PETROLEUM RESOURCES MANAGEMENT SYSTEM (SPE-PRMS)
Sponsored and Approved by:
SOCIETY OF PETROLEUM ENGINEERS (SPE)
WORLD PETROLEUM COUNCIL (WPC)
AMERICAN ASSOCIATION OF PETROLEUM GEOLOGISTS (AAPG)
SOCIETY OF PETROLEUM EVALUATION ENGINEERS (SPEE)


Reserves status categories define the development and producing status of wells and reservoirs. Reference should be made to Title 17, Code of Federal Regulations, Regulation S-X Part 210, Rule 4-10(a) and the SPE-PRMS as the following reserves status definitions are based on excerpts from the original documents (direct passages excerpted from the aforementioned SEC and SPE-PRMS documents are denoted in italics herein).


DEVELOPED RESERVES (SEC DEFINITIONS)

Securities and Exchange Commission Regulation S-X §210.4-10(a)(6) defines developed oil and gas reserves as follows:

Developed oil and gas reserves are reserves of any category that can be expected to be recovered:

(i) Through existing wells with existing equipment and operating methods or in which the cost of the required equipment is relatively minor compared to the cost of a new well; and

(ii) Through installed extraction equipment and infrastructure operational at the time of the reserves estimate if the extraction is by means not involving a well.

Developed Producing (SPE-PRMS Definitions)

While not a requirement for disclosure under the SEC regulations, developed oil and gas reserves may be further sub-classified according to the guidance contained in the SPE-PRMS as Producing or Non-Producing.

Developed Producing Reserves
Developed Producing Reserves are expected to be recovered from completion intervals that are open and producing at the time of the estimate.

Improved recovery reserves are considered producing only after the improved recovery project is in operation.
Developed Non-Producing
Developed Non-Producing Reserves include shut-in and behind-pipe reserves.

Shut-In
Shut-in Reserves are expected to be recovered from:





(1)
completion intervals which are open at the time of the estimate, but which have not started producing;
(2)
wells which were shut-in for market conditions or pipeline connections; or
(3)
wells not capable of production for mechanical reasons.

Behind-Pipe
Behind-pipe Reserves are expected to be recovered from zones in existing wells, which will require additional completion work or future re-completion prior to start of production.

In all cases, production can be initiated or restored with relatively low expenditure compared to the cost of drilling a new well.


UNDEVELOPED RESERVES (SEC DEFINITIONS)

Securities and Exchange Commission Regulation S-X §210.4-10(a)(31) defines undeveloped oil and gas reserves as follows:

Undeveloped oil and gas reserves are reserves of any category that are expected to be recovered from new wells on undrilled acreage, or from existing wells where a relatively major expenditure is required for recompletion.

(i)
Reserves on undrilled acreage shall be limited to those directly offsetting development spacing areas that are reasonably certain of production when drilled, unless evidence using reliable technology exists that establishes reasonable certainty of economic producibility at greater distances.
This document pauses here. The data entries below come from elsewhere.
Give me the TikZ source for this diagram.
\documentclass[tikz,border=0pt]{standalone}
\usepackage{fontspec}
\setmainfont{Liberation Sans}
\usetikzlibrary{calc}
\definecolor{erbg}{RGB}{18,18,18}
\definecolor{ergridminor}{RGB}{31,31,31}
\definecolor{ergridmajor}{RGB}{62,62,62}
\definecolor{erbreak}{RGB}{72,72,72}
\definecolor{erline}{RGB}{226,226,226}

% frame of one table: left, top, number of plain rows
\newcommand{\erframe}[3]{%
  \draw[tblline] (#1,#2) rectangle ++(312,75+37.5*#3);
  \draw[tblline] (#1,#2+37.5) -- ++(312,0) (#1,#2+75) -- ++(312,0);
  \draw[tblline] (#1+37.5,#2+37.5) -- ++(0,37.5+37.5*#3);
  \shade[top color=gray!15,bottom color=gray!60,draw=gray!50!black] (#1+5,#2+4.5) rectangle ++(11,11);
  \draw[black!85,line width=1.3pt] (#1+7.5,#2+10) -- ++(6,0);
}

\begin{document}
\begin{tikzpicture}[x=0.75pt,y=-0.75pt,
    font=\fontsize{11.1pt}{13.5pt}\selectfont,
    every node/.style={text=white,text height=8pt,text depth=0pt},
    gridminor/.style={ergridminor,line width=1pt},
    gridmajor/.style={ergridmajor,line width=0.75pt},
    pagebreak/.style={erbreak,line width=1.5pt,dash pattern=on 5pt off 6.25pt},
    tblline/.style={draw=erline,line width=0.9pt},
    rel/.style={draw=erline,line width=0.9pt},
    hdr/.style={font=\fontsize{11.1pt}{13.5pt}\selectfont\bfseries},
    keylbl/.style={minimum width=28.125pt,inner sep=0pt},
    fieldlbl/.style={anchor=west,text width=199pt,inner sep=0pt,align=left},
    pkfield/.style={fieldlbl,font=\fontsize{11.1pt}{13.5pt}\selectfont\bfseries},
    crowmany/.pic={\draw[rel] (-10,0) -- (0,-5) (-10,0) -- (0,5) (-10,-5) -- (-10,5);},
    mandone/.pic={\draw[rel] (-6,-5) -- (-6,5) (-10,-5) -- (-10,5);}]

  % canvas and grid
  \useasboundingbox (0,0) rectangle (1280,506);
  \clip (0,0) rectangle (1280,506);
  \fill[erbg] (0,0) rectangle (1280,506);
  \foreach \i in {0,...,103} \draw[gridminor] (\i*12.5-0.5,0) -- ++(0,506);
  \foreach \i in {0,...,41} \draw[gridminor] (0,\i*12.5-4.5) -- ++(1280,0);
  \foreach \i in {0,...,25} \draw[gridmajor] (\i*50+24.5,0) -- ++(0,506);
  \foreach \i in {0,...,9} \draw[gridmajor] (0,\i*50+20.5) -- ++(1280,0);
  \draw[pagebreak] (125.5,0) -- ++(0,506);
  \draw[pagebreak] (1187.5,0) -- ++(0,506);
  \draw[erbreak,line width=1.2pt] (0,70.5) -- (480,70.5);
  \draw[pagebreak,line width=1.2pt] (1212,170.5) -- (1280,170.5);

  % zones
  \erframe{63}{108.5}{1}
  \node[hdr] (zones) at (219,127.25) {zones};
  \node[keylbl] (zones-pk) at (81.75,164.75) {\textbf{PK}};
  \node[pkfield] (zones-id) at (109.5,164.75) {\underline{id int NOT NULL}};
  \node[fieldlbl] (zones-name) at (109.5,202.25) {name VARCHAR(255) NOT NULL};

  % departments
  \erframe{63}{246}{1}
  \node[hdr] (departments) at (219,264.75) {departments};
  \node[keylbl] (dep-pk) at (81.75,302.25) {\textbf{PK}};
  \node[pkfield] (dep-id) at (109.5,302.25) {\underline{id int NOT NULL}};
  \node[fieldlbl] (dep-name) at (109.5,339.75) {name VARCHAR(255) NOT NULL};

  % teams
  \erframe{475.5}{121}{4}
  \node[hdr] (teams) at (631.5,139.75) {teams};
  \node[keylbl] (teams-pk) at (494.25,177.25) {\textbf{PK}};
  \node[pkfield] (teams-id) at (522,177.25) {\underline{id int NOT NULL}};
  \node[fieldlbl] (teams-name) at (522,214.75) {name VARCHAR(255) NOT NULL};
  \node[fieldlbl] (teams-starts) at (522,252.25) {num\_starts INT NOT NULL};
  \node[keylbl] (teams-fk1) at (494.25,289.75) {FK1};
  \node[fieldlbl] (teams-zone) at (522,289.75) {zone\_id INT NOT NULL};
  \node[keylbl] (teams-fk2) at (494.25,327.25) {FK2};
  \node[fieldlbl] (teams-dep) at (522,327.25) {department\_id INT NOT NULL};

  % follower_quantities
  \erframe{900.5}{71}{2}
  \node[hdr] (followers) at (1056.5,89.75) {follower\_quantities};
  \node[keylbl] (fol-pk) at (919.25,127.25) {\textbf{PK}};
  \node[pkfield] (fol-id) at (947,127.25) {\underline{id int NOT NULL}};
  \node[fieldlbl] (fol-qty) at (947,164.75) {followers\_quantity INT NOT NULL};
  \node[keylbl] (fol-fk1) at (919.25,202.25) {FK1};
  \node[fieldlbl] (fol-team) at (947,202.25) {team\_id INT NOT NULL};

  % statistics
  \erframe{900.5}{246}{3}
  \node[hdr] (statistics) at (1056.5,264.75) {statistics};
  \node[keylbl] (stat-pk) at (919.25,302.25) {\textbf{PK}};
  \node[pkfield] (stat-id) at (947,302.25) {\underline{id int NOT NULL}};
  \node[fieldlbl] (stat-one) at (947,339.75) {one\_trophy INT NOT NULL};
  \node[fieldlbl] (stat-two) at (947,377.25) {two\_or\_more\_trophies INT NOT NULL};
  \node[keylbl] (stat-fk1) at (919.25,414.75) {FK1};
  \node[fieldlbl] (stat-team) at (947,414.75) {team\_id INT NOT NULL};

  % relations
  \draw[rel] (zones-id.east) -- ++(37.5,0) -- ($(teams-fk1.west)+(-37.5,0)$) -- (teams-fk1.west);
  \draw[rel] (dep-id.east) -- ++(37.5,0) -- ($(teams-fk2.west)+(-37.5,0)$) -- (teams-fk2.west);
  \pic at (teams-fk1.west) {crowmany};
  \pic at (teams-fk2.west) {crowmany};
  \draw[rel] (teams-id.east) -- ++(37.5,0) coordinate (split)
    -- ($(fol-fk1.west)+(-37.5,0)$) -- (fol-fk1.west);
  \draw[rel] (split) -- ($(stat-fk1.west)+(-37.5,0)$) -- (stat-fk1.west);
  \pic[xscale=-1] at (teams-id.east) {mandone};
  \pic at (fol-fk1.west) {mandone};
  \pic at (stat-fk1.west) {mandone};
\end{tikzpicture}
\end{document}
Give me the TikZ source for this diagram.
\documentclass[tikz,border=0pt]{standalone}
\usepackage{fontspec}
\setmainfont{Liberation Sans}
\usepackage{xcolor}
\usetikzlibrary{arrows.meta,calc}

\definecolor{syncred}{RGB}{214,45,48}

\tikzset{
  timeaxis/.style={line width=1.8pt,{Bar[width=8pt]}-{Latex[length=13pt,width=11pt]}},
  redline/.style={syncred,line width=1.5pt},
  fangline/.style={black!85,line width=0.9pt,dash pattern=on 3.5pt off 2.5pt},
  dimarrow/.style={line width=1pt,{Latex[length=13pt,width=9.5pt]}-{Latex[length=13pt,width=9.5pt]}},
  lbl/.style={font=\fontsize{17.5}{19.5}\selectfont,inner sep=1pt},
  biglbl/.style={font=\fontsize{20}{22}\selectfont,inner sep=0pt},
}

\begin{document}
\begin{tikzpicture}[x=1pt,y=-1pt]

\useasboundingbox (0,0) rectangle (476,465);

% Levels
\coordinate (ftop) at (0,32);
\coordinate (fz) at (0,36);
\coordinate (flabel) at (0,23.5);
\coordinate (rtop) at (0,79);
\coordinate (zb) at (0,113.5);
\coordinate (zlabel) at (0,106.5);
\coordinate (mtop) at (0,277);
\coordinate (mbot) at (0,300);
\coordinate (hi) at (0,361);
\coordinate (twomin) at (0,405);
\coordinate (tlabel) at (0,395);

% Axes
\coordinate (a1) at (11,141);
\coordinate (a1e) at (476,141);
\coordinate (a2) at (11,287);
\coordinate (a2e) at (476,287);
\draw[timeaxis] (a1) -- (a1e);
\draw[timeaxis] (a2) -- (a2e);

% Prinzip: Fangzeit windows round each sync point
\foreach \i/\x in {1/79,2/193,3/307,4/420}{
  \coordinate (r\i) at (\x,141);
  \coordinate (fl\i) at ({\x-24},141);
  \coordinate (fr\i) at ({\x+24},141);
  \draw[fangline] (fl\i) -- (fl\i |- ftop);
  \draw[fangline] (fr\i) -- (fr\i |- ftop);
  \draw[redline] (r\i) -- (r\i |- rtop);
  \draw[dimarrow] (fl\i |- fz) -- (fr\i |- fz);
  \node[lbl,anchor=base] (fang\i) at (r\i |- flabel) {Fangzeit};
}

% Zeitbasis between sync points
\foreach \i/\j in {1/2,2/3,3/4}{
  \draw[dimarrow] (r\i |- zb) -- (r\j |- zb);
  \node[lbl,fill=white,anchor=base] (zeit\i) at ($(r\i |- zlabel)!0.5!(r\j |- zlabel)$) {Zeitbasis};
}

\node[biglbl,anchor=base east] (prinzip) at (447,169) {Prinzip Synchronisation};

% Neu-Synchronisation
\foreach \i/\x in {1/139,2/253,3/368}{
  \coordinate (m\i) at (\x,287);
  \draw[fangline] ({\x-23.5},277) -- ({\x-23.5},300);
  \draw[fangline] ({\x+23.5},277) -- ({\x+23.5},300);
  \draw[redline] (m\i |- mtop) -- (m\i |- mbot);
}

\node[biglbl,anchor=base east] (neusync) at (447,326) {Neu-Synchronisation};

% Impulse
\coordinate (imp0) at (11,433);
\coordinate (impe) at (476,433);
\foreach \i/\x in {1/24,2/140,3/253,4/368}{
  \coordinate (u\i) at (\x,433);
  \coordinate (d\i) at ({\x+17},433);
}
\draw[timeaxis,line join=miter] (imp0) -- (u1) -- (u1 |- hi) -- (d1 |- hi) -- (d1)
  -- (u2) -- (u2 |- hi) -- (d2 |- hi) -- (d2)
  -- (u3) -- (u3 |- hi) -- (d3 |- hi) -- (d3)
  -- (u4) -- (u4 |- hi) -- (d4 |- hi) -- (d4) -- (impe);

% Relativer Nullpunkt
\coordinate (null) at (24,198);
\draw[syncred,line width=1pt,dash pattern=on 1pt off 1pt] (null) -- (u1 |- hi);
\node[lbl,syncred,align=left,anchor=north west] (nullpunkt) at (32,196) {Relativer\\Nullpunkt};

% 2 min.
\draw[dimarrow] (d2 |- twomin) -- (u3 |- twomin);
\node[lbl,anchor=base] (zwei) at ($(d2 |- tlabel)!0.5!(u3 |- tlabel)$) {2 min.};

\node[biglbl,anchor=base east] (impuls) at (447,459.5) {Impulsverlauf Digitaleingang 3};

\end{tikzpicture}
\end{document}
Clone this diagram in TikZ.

(ii) Undrilled locations can be classified as having undeveloped reserves only if a development plan has been adopted indicating that they are scheduled to be drilled within five years, unless the specific circumstances, justify a longer time.

(iii) Under no circumstances shall estimates for undeveloped reserves be attributable to any acreage for which an application of fluid injection or other improved recovery technique is contemplated, unless such techniques have been proved effective by actual projects in the same reservoir or an analogous reservoir, as defined in paragraph (a)(2) of this section, or by other evidence using reliable technology establishing reasonable certainty.